There are gobs of advice out there about how to communicate better – whether in meetings or in presenting to big groups or even just in email. This is important stuff, some of which I’ve blogged about before (most popular seem to be Start with the Punchline, Please and 10 Obvious Tips for Email (that Most People Don’t Follow).
What about listening? Does anyone out there teach how to listen better? Does anyone even ask it of you? It’s amazing when I reflect on my MBA curriculum that – outside of a dim nod to focus groups and the CEOs who “got out to spend time with customers – listening skills weren’t even recognized as something worth cultivating. Maybe we needed to invite some more cultural anthropologists into the classroom, or it could be that the whole value proposition of business school is to churn out people who can talk their way into that first investment banking job, but listening is getting short shrift as a skill needed for personal and professional success.
Listening starts with the recognition that you don’t have all the answers, and that you have something to learn from the person who is talking.
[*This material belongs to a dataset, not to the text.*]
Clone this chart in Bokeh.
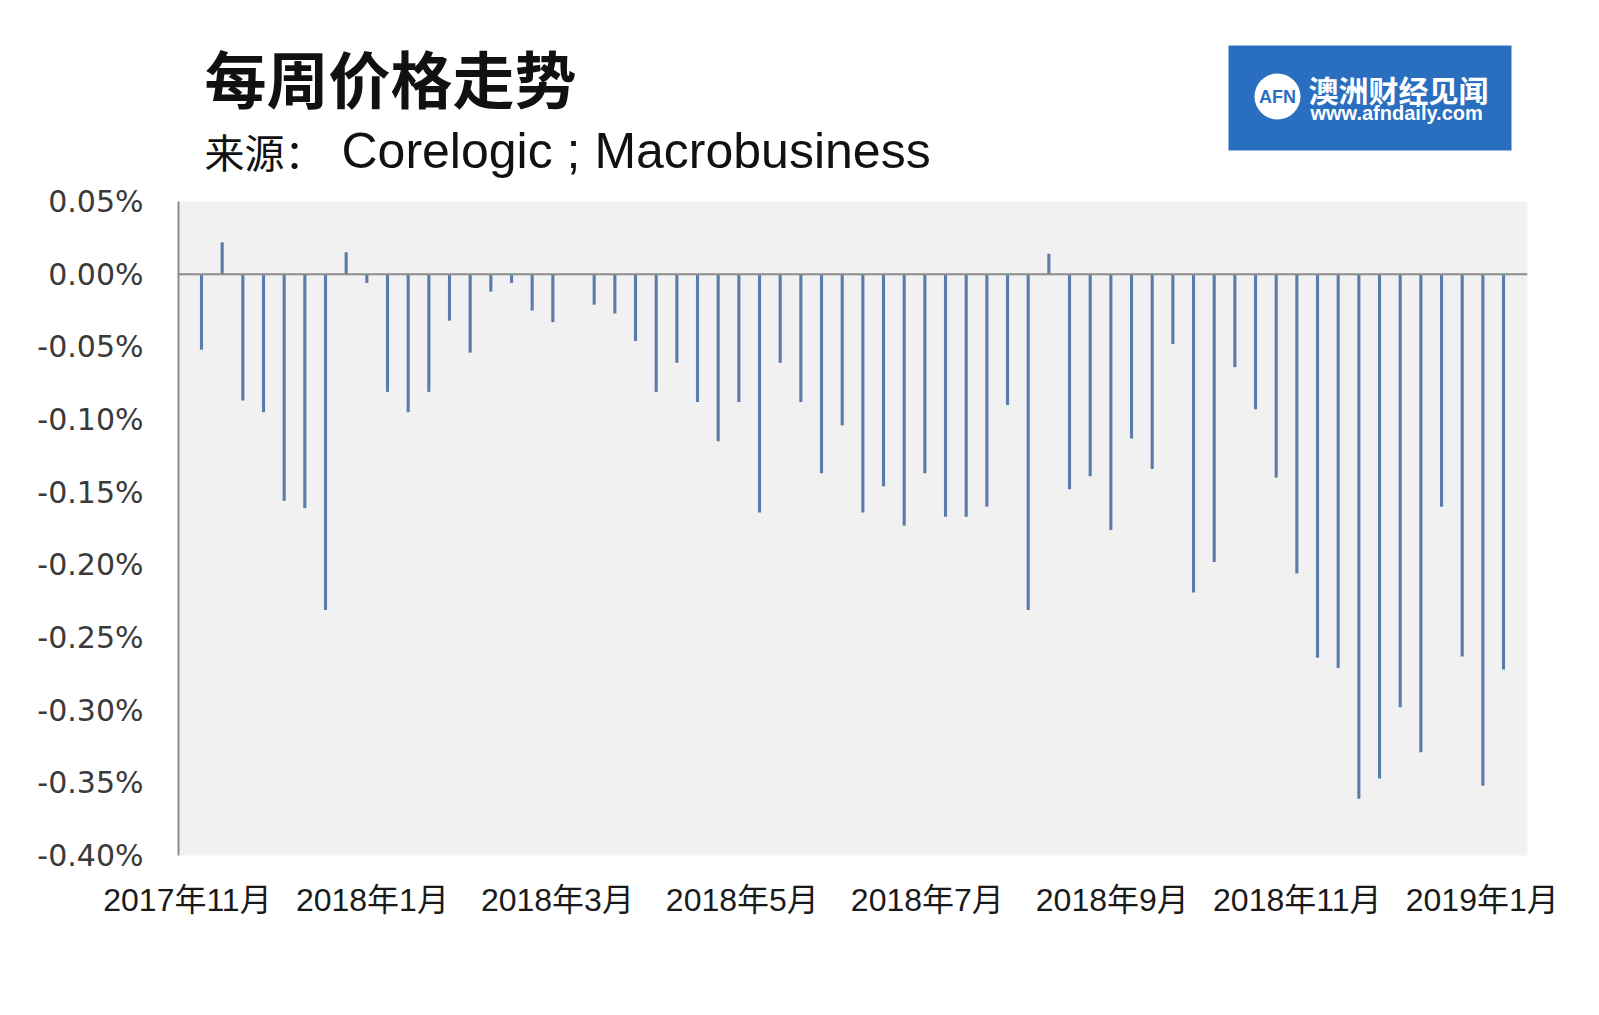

It requires you to be present, to be active, and to care what other people think. And, perhaps most obvious, it requires you to keep your mouth shut unless you have something really valuable to say.
If you think that you might not be a good listener, try this: in your next conversation, or the next time you meet someone new, ask three questions in a row of that person (instead of, when they tell you something, saying, “It’s funny, the same thing happened to me the other day….”). This is a little heavy handed, but doing it will both force you to practice and recognize if your impulse is to turn the conversation back to you. People love to be heard – so give them that chance.
I had barely thought about this until two years ago when I started working at Acumen Fund, where listening is one of our core values. We start with the premise that the only way to really break the back of poverty is by listening to poor people to understand who they are, their needs and preferences. This serves two purposes: on a practical level, it forces the enterprises we invest in to create products and services poor people both want and need. More fundamentally, it forces us, and the enterprises we support¸ to respect poor people, to afford them dignity, and to recognize them as fully capable human beings with real aspirations for their own lives.
You don’t have to be in the business of serving unmet needs of an underserved population to have this be important or possible. Start small. Listen to your co-workers, your boss, someone who works for you or the customer or student or parent or donor you’re meeting for the first. Really hear what they have to say (and really listen for what they really mean but are not saying).
If you’re the kind of person who says something in any meeting you attend, practice going to meetings and saying nothing. (And if you tend to keep your mouth shut, listen harder and practice saying something.)
We all play different roles in different settings – are you in a 1-on-1 meeting with your boss; presenting to a big group as an “expert” on a topic; or in a brainstorming session with peers? It’s so easy to focus on the different things we’re supposed to say in each of these situations. Don’t forget that you have to practice listening too.